Charcoal from Somalia is prized in Gulf nations: Made from acacia trees, it’s slow burning and gives a sweet aroma to the region’s beloved grilled meats and to tobacco burned in waterpipes. It is also banned by the United Nations, because its shipments rake in millions of dollars a year for al-Qaida-linked militants.
Yet on a recent day, thousands of bags of charcoal believed to be from Somalia were videotaped by an Associated Press journalist being loaded off a cargo ship in this isolated Omani port and piled into trucks to be shipped through the mountains into the neighboring United Arab Emirates.
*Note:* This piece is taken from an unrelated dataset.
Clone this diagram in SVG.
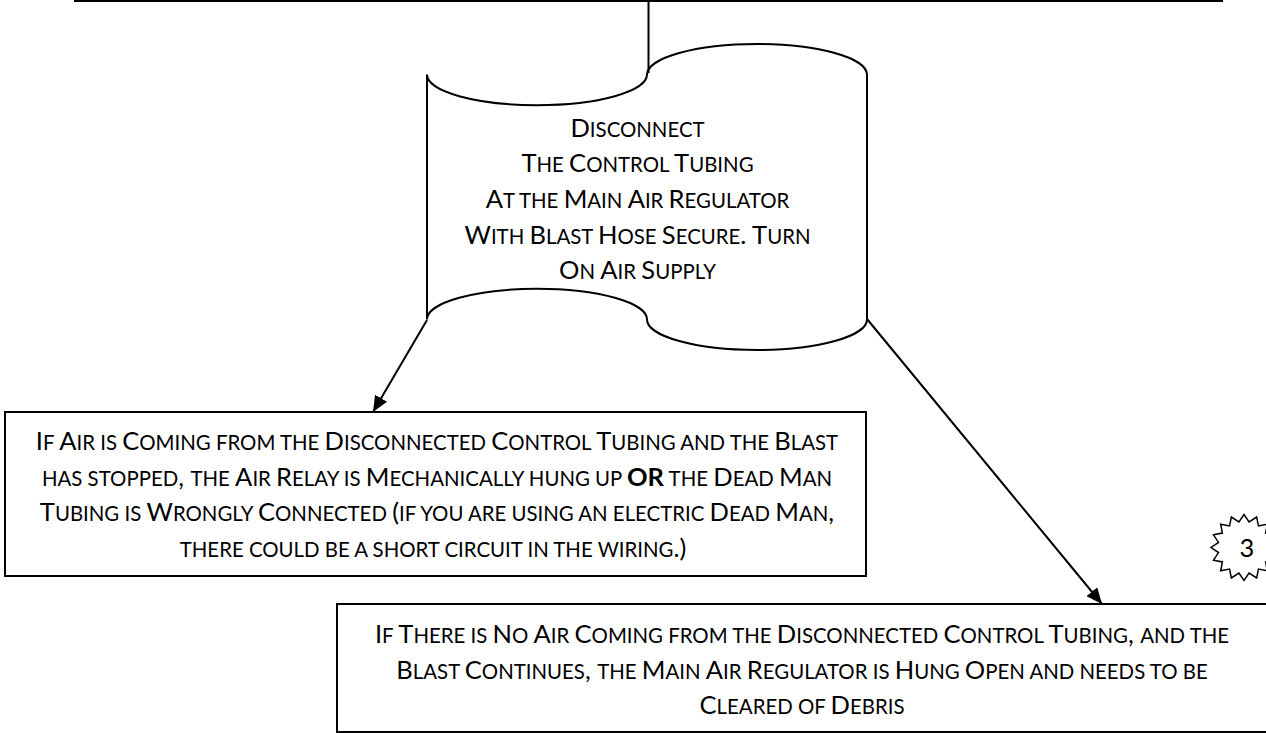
<svg xmlns="http://www.w3.org/2000/svg" width="1266" height="733" viewBox="0 0 1266 733">
<defs>
<style>
text{font-family:Lato,"Open Sans","Liberation Sans",sans-serif;font-size:25.5px;fill:#000;text-anchor:middle}
.s{font-size:80%}
.b{font-weight:bold}
.shape{fill:#fff;stroke:#000;stroke-width:2}
.conn{fill:none;stroke:#000;stroke-width:2}
</style>
<marker id="ah" markerUnits="userSpaceOnUse" markerWidth="16" markerHeight="14" refX="16" refY="7" orient="auto"><path d="M0,0 L16,7 L0,14 z" fill="#000"/></marker>
</defs>
<rect width="1266" height="733" fill="#fff"/>
<g id="scroll">
<path class="shape" d="M427,74.6 A110,30.6 0 0 0 647,74.6 A110,30.6 0 0 1 867,74.6 L867,319.4 A110,30.6 0 0 1 647,319.4 A110,30.6 0 0 0 427,319.4 Z"/>
<text x="637.5" y="137">D<tspan class="s">ISCONNECT</tspan></text>
<text x="637.5" y="172.3">T<tspan class="s">HE </tspan>C<tspan class="s">ONTROL </tspan>T<tspan class="s">UBING</tspan></text>
<text x="637.5" y="208">A<tspan class="s">T THE </tspan>M<tspan class="s">AIN </tspan>A<tspan class="s">IR </tspan>R<tspan class="s">EGULATOR</tspan></text>
<text x="637.5" y="243.5">W<tspan class="s">ITH </tspan>B<tspan class="s">LAST </tspan>H<tspan class="s">OSE </tspan>S<tspan class="s">ECURE</tspan>. T<tspan class="s">URN</tspan></text>
<text x="637.5" y="279">O<tspan class="s">N </tspan>A<tspan class="s">IR </tspan>S<tspan class="s">UPPLY</tspan></text>
</g>
<g id="box-air-coming">
<rect class="shape" x="5" y="412" width="861" height="164"/>
<text x="437" y="450">I<tspan class="s">F </tspan>A<tspan class="s">IR IS </tspan>C<tspan class="s">OMING FROM THE </tspan>D<tspan class="s">ISCONNECTED </tspan>C<tspan class="s">ONTROL </tspan>T<tspan class="s">UBING AND THE </tspan>B<tspan class="s">LAST</tspan></text>
<text x="437" y="485.6"><tspan class="s">HAS STOPPED</tspan>, <tspan class="s">THE </tspan>A<tspan class="s">IR </tspan>R<tspan class="s">ELAY IS </tspan>M<tspan class="s">ECHANICALLY HUNG UP </tspan><tspan class="b">OR</tspan><tspan class="s"> THE </tspan>D<tspan class="s">EAD </tspan>M<tspan class="s">AN</tspan></text>
<text x="437" y="521.2">T<tspan class="s">UBING IS </tspan>W<tspan class="s">RONGLY </tspan>C<tspan class="s">ONNECTED </tspan>(<tspan class="s">IF YOU ARE USING AN ELECTRIC </tspan>D<tspan class="s">EAD </tspan>M<tspan class="s">AN</tspan>,</text>
<text x="433" y="556.8"><tspan class="s">THERE COULD BE A SHORT CIRCUIT IN THE WIRING</tspan>.)</text>
</g>
<g id="box-no-air">
<rect class="shape" x="337" y="604" width="935" height="128"/>
<text x="802" y="643">I<tspan class="s">F </tspan>T<tspan class="s">HERE IS </tspan>N<tspan class="s">O </tspan>A<tspan class="s">IR </tspan>C<tspan class="s">OMING FROM THE </tspan>D<tspan class="s">ISCONNECTED </tspan>C<tspan class="s">ONTROL </tspan>T<tspan class="s">UBING</tspan>, <tspan class="s">AND THE</tspan></text>
<text x="802" y="678.6">B<tspan class="s">LAST </tspan>C<tspan class="s">ONTINUES</tspan>, <tspan class="s">THE </tspan>M<tspan class="s">AIN </tspan>A<tspan class="s">IR </tspan>R<tspan class="s">EGULATOR IS </tspan>H<tspan class="s">UNG </tspan>O<tspan class="s">PEN AND NEEDS TO BE</tspan></text>
<text x="802" y="714">C<tspan class="s">LEARED OF </tspan>D<tspan class="s">EBRIS</tspan></text>
</g>
<g id="badge-3">
<polygon transform="translate(1244,547.5)" fill="#fff" stroke="#000" stroke-width="1.5" points="0,-33 5.07,-25.5 12.63,-30.49 14.45,-21.62 23.33,-23.33 21.62,-14.45 30.49,-12.63 25.5,-5.07 33,0 25.5,5.07 30.49,12.63 21.62,14.45 23.33,23.33 14.45,21.62 12.63,30.49 5.07,25.5 0,33 -5.07,25.5 -12.63,30.49 -14.45,21.62 -23.33,23.33 -21.62,14.45 -30.49,12.63 -25.5,5.07 -33,0 -25.5,-5.07 -30.49,-12.63 -21.62,-14.45 -23.33,-23.33 -14.45,-21.62 -12.63,-30.49 -5.07,-25.5"/>
<text x="1247" y="557">3</text>
</g>
<g id="connectors">
<line class="conn" x1="74" y1="1" x2="1223" y2="1"/>
<line class="conn" x1="648.5" y1="0" x2="648.5" y2="73"/>
<line class="conn" x1="427" y1="320" x2="373" y2="412" marker-end="url(#ah)"/>
<line class="conn" x1="867" y1="319" x2="1102" y2="604" marker-end="url(#ah)"/>
</g>
</svg>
Khasab port, a longtime smuggling hub, has become a major transit point into Gulf nations for Somali charcoal, frustrating international efforts to cut off the cheap-to-make product that is a major moneymaker for al-Shabab, the militant group behind September’s deadly attack on a Kenyan mall. The U.N. is pressing Gulf countries to do more to shut off the trade.
Despite the Security Council ban imposed in February 2012 , total exports of Somali charcoal have risen to 24 million sacks a year valued at up to $384 million, according to a July report by a U.N. monitoring group. Much of it is headed to the Gulf, with al-Shabab and others in the supply chain sharing the benefits, the monitors say.
“The reality is if there is a market in the Gulf, then charcoal will find a way out of Somalia,” Matt Bryden, a former U.N. monitor who is now director of Sahan Research, a think tank focused on Horn of Africa.
The UAE and Saudi Arabia are the main markets and “until they act, it is going to be very difficult in Somalia — which is relatively lawless, where a government is weak, where ports are uncontrolled — to block the flow of charcoal at its source,” he said.
Charcoal may be a modest product, but it’s a lucrative trade for al-Shabab, the al-Qaida branch in Somalia that has fueled turmoil in the East African nation. Much of the production happens in al-Shabab-controlled parts of southern Somalia, according to U.N. monitors.
Al-Shabab takes a $2 “tax” on each of the estimated 600,000-1 million bags of charcoal loaded every month onto ships at the southern Somali port of Barawe, which the group controls, according to the monitors report.
The United Nations Somalia and Eritrea Monitoring Group, which is tasked with enforcing the ban, has sent letters in recent weeks to the governments of Oman and the United Arab Emirates raising concerns about continued shipments of suspected Somali charcoal.
They notified Omani authorities on Nov. 20 that at least four ships last seen taking on charcoal at Barawe were observed moored or docked in Khasab, according to one of the letters obtained by The Associated Press.
Emirati and Omani officials did not respond to requests for comment.
The United Arab Emirates, home to the port city of Dubai, has taken steps to clamp down on the trade. The country is a major transportation and logistics hub for the wider Middle East and has well-established charcoal distribution centers.
It told U.N. inspectors in September 2012 it impounded a shipment of 100,000 sacks of Somali charcoal, though the loaded ship later left port and sailed to Saudi Arabia, according to the U.N. Emirati agents stopped another ship, the Energy 3, and seized its cargo of charcoal in August, according to traders.
The heightened vigilance at Emirati ports is pushing the sea trade to neighboring Oman, the monitors and charcoal dealers say.